In 1994, Johnson established his own independent production company and won the Los Angeles Film Critics New Generation Award for his very first effort — A Little Princess, directed by Alfonso Cuaron. Johnson, under his new banner, also produced the comedy Home Fries with Drew Barrymore, and the dramatic thriller Donnie Brasco, starring Al Pacino and Johnny Depp. He served as executive producer for CBS-TV's "L.A. Doctors" and "Falcone," and also executive produced the hit CBS drama, "The Guardian." Johnson's latest television project is an hour-long dramedy, "Love Monkey" which premiered midseason on CBS and had a complete run on VH1 last spring.
Johnson's recent slate of motion pictures includes The Alamo and The Rookie, both directed by John Lee Hancock; director Bob Dolman's The Banger Sisters, with Susan Sarandon and Goldie Hawn; Brad Silberling's drama, Moonlight Mile, with Sarandon and Dustin Hoffman; Tom Shadyac's supernatural thriller, Dragonfly with Kevin Costner and Kathy Bates; Levinson's Irish satire, An Everlasting Piece; Robert Zemeckis' spooky thriller What Lies Beneath, starring Harrison Ford and Michelle Pfeiffer; the hit comedy Galaxy Quest with Tim Allen and Sigourney Weaver; and My Dog Skip, the acclaimed family drama (co-produced with John Lee Hancock) starring Frankie Muniz, Diane Lane and Kevin Bacon.

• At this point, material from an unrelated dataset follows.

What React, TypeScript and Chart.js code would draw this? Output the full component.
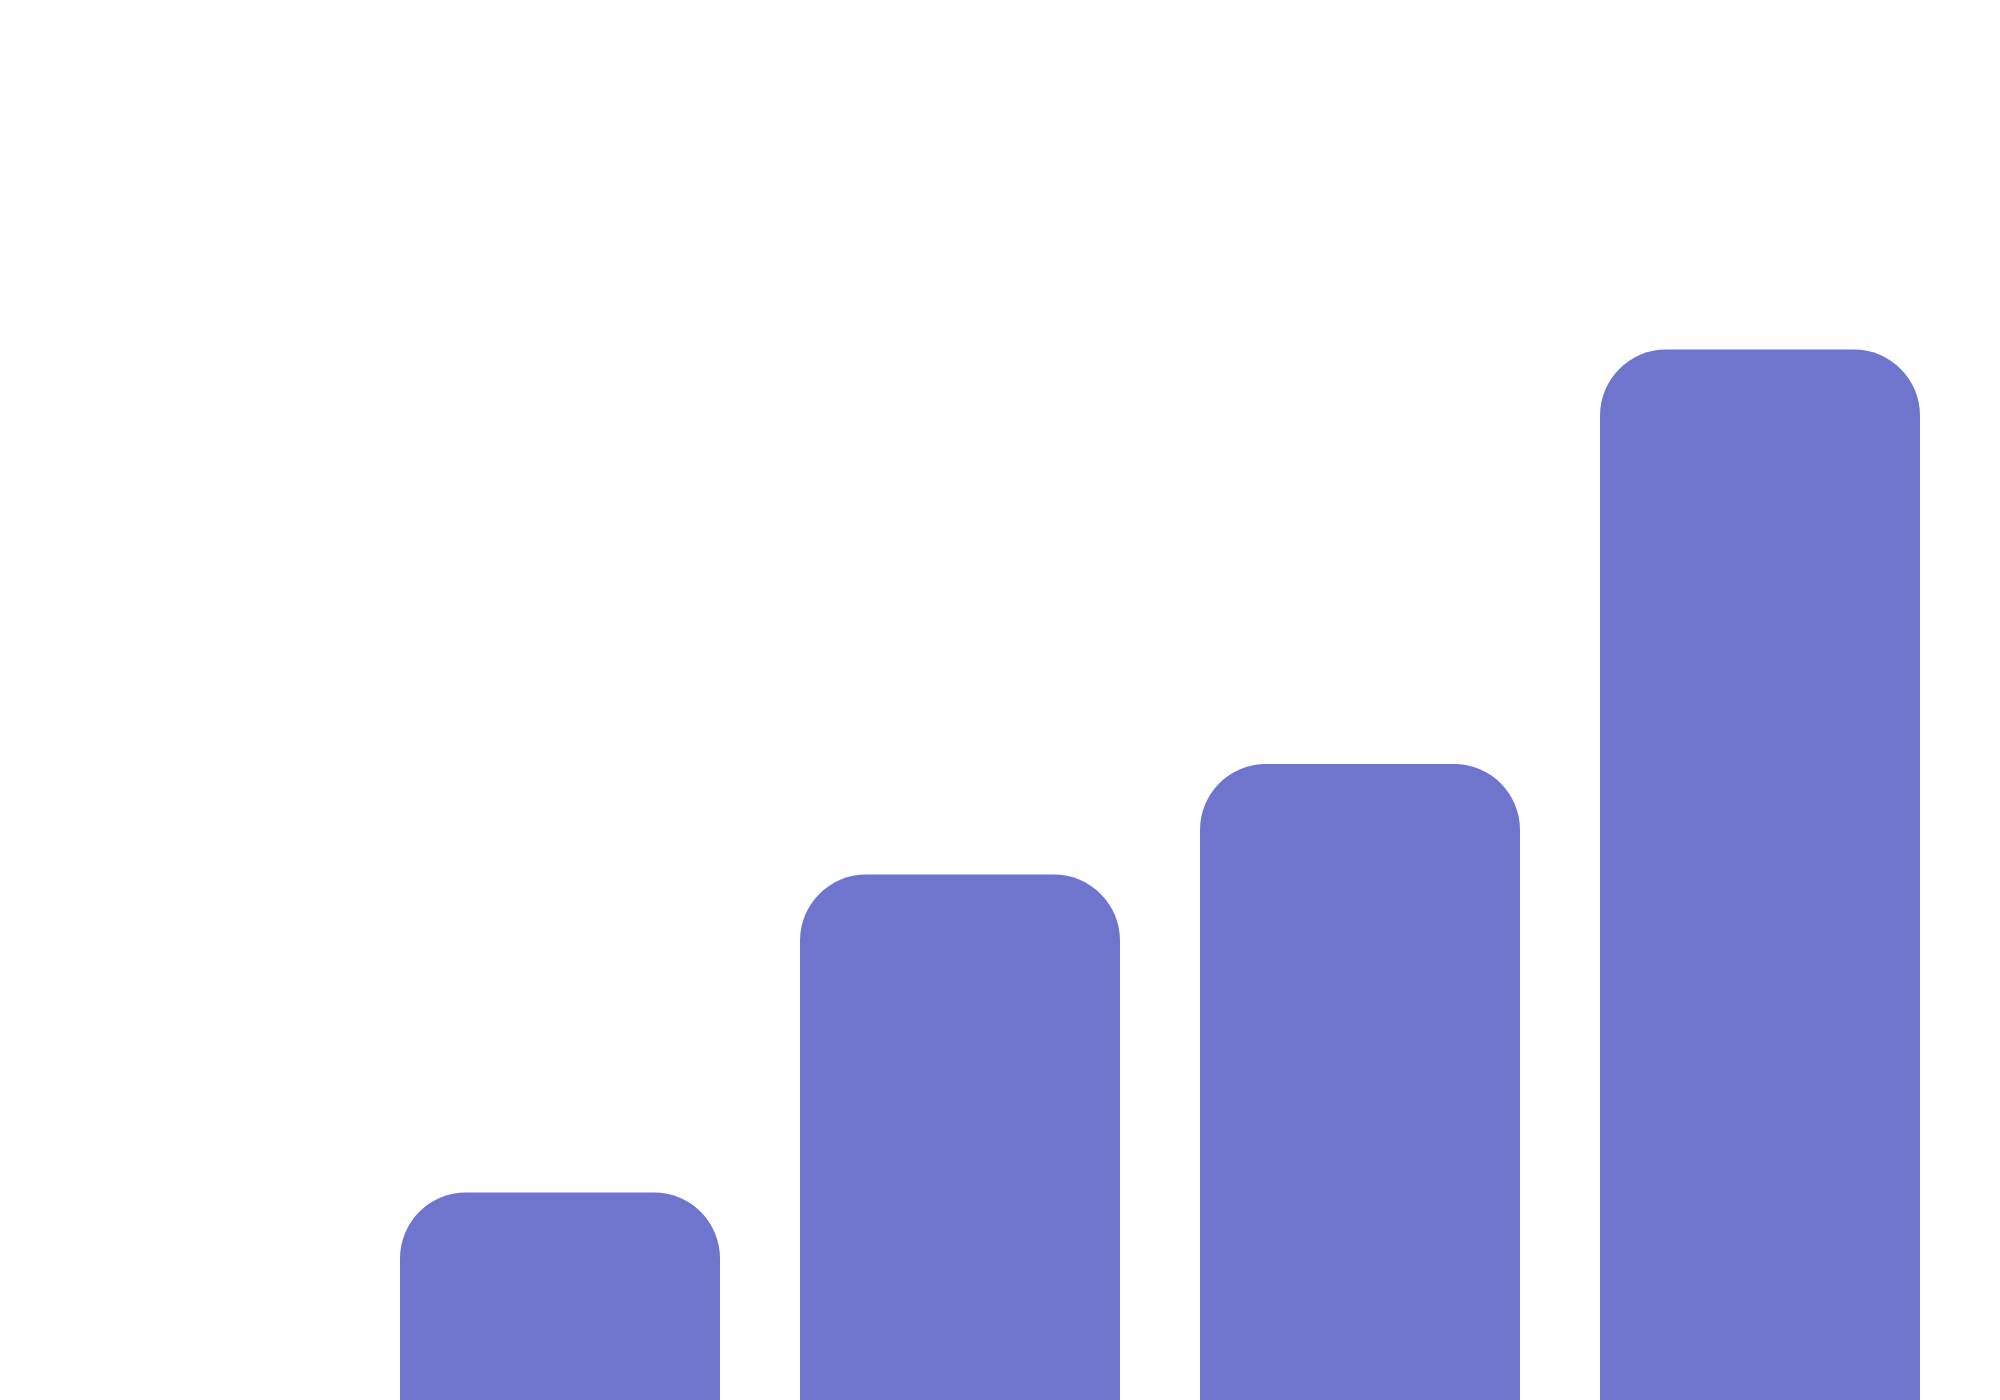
import { useEffect, useRef } from "react"
import { Chart, registerables } from "chart.js"

Chart.register(...registerables)

const categories = ["Q1", "Q2", "Q3", "Q4"]
const seriesValues = [15.4, 38.1, 46.0, 75.6]
const yTickLimits = [0, 100]

const App = () => {
  const chartRef = useRef<HTMLCanvasElement>(null)
  const chartInstance = useRef<Chart | null>(null)

  useEffect(() => {
    if (chartRef.current) {
      const ctx = chartRef.current.getContext("2d")

      if (ctx) {
        if (chartInstance.current) {
          chartInstance.current.destroy()
        }

        chartInstance.current = new Chart(ctx, {
          type: "bar",
          data: {
            labels: categories,
            datasets: [{
              label: "Value",
              data: seriesValues,
              backgroundColor: "#6F75CC",
              borderRadius: 66,
              borderSkipped: "bottom",
              barPercentage: 1,
              categoryPercentage: 0.8
            }]
          },
          options: {
            animation: false,
            responsive: true,
            maintainAspectRatio: false,
            layout: {
              padding: { left: 352, right: 32, top: 0, bottom: 0 }
            },
            scales: {
              x: { display: false },
              y: {
                display: false,
                min: yTickLimits[0],
                max: yTickLimits[1]
              }
            },
            plugins: {
              legend: { display: false },
              title: { display: false },
              tooltip: { enabled: false }
            }
          }
        })
      }
    }

    return () => {
      if (chartInstance.current) {
        chartInstance.current.destroy()
        chartInstance.current = null
      }
    }
  }, [])

  return (
    <div style={{ position: "relative", width: "100%", height: "1400px" }}>
      <canvas ref={chartRef}></canvas>
    </div>
  )
}

export default App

Johnson recently produced Nick Cassavetes' drama, The Notebook, based on Nicholas Sparks' bestseller and The Wendell Baker Story, which marked the directorial debuts of filmmaking brothers Luke and Andrew Wilson. He is currently in preproduction on Prince Caspian, the sequel to The Lion, the Witch, and the Wardrobe, and, in production on a film for The Weinstein Company starring Richard Gere and Terrence Howard entitled Spring Break in Bosnia and an independent movie currently filming in Richmond called Lake City.
Additionally, Johnson has either presented or executive produced Luis Llosa's directorial debut, Sniper, Tim Robbins' directorial debut, Bob Roberts, Steven Soderbergh's Kafka, Robert Redford's Oscar-nominated Quiz Show and Journey of Hope, winner of the 1999 Foreign Language Film Oscar. Johnson also serves as the Chair of the Academy of Motion Picture Arts and Sciences' Foreign Language Film Award Committee and as a Governor for the Producers' Branch.